Select a data source from the sidebar: either Upload CSV or Connect Google Sheets.
- If uploading a CSV, choose a file to upload. If connecting to Google Sheets, provide the URL of the sheet.
Enter a Query:
- In the main area of the app, enter a natural language query in the input box. For example, "Get me the email address of {company}".
View Results:
- Based on the query, the AI agent will generate Python code, apply it to the data, and return the result. Results can be displayed as tables, plots, or strings.

Challenges Encountered

Prompt Formatting and Complexity: A significant challenge was ensuring that the prompts passed to the model were correctly formatted and handled by the system. The model needed to generate accurate responses based on the structure and complexity of the queries.
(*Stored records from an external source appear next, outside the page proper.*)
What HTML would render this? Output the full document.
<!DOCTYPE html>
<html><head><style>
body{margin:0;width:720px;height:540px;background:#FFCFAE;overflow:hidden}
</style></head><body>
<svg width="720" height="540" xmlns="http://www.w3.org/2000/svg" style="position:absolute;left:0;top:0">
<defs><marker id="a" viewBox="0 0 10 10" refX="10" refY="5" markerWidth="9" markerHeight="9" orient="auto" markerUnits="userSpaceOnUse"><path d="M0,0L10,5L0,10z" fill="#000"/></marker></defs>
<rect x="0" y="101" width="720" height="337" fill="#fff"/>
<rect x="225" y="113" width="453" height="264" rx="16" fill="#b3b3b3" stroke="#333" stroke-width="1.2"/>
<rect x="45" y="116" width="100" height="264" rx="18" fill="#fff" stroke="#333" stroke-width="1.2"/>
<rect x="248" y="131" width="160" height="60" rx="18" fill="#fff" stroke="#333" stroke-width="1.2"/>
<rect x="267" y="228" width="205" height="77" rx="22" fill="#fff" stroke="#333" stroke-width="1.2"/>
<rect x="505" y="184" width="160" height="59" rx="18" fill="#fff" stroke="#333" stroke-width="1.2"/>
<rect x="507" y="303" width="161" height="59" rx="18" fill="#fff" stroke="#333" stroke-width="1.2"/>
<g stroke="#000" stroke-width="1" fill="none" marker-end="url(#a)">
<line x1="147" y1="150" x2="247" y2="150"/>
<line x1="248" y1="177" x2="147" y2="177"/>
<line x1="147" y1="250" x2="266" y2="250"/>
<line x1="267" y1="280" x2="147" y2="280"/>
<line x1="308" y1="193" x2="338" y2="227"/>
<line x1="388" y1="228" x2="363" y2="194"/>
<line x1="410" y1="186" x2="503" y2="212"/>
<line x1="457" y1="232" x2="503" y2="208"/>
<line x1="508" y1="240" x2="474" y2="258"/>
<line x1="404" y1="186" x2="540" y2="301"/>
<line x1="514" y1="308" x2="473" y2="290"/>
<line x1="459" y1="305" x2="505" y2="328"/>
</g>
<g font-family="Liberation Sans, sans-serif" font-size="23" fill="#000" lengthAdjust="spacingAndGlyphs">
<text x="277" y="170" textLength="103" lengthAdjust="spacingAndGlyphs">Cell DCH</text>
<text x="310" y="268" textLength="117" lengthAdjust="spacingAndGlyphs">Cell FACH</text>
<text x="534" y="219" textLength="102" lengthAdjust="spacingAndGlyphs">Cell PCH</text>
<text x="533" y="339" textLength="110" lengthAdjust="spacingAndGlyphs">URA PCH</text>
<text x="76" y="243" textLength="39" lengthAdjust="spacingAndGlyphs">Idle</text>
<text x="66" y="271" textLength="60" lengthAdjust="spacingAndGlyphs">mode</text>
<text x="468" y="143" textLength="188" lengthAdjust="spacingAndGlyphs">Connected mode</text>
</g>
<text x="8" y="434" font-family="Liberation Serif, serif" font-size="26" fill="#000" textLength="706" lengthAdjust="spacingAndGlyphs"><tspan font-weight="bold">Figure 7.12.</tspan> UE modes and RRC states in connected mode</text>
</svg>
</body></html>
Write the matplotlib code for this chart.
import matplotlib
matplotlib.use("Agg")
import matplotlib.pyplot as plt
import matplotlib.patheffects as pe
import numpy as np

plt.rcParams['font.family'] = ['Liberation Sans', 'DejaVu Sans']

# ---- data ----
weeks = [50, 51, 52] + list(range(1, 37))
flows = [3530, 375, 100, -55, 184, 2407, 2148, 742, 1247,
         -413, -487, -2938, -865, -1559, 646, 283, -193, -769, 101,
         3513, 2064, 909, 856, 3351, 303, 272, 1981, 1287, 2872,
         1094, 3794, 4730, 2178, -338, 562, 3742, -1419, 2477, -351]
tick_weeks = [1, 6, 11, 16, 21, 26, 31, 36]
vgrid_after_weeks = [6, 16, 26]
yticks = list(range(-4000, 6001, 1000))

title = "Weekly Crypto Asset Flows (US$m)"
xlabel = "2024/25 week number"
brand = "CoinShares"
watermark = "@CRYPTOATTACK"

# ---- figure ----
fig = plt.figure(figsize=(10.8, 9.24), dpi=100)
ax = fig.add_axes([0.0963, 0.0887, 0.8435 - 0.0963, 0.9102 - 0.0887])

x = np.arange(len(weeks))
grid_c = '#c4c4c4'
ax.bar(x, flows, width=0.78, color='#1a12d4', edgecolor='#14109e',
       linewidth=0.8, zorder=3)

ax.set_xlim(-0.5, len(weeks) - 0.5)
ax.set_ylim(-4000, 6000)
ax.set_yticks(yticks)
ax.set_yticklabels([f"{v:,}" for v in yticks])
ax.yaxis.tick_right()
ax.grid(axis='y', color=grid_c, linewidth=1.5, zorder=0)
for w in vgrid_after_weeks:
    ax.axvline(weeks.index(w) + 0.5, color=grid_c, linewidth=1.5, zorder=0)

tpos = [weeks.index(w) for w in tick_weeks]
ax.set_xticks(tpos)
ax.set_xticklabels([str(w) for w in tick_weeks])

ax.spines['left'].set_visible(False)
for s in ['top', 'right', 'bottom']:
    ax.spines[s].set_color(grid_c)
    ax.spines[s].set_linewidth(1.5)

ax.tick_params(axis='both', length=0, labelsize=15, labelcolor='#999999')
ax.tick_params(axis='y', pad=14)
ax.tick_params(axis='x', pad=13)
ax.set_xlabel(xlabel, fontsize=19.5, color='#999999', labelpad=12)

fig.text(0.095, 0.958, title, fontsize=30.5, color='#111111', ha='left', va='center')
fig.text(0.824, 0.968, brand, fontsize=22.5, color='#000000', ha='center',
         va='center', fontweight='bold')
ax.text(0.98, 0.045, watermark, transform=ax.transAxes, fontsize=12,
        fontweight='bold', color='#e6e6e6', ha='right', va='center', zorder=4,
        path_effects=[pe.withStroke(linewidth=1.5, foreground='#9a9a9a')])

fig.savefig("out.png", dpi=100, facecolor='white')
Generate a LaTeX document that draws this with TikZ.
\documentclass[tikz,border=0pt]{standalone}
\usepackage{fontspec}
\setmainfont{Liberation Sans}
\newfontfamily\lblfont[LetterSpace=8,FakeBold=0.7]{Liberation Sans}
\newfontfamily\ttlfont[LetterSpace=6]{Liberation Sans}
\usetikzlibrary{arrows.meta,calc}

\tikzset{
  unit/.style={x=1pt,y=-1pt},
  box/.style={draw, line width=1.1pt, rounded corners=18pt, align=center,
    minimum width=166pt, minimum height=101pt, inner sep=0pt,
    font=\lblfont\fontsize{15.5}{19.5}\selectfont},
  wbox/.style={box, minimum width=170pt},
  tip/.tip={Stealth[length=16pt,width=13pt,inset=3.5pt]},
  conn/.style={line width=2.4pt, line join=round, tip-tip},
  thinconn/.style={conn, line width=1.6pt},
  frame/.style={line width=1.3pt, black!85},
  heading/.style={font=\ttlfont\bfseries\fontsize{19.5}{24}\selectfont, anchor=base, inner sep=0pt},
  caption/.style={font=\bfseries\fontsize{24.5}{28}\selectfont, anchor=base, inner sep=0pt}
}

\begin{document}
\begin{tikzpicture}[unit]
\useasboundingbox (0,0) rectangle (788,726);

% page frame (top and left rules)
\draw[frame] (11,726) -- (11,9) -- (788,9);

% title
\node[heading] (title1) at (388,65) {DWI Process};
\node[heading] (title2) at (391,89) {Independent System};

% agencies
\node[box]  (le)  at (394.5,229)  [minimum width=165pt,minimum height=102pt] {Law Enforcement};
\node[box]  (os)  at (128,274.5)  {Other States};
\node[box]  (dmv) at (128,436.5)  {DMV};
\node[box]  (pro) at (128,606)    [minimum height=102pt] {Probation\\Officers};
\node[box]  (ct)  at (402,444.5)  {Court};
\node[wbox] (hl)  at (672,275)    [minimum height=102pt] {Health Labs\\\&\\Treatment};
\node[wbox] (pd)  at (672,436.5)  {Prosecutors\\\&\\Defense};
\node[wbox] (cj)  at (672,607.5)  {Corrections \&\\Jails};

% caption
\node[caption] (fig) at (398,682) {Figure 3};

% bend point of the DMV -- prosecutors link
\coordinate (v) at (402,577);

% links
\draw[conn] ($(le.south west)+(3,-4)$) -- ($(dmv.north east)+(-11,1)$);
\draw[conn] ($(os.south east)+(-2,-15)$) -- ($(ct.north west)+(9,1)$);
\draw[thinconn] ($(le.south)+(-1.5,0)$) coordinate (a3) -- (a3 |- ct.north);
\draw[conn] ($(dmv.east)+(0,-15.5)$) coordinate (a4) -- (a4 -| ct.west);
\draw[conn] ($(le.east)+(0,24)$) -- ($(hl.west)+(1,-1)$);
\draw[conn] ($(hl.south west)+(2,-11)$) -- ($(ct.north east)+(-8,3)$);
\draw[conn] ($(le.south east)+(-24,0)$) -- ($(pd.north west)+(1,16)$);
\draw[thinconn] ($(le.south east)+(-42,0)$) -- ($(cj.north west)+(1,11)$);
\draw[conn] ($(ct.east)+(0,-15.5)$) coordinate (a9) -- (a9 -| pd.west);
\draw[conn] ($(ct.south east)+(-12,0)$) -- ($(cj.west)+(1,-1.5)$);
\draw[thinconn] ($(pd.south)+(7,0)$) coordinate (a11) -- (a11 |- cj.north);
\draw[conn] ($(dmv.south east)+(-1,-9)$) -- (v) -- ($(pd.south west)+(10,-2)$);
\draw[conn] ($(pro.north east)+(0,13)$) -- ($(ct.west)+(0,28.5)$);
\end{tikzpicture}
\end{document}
It was also important to maintain clarity and consistency in the way information was extracted and presented to the user, especially with complex queries.
Managing Security Risks with LLMs: Leveraging large language models (LLMs) introduced potential security risks, particularly concerning data privacy and the handling of sensitive information. Ensuring that no confidential or private data was inadvertently exposed while interacting with the model was a critical aspect of the development process. We had to implement safeguards to minimize these risks while using LLMs for generating code and processing data.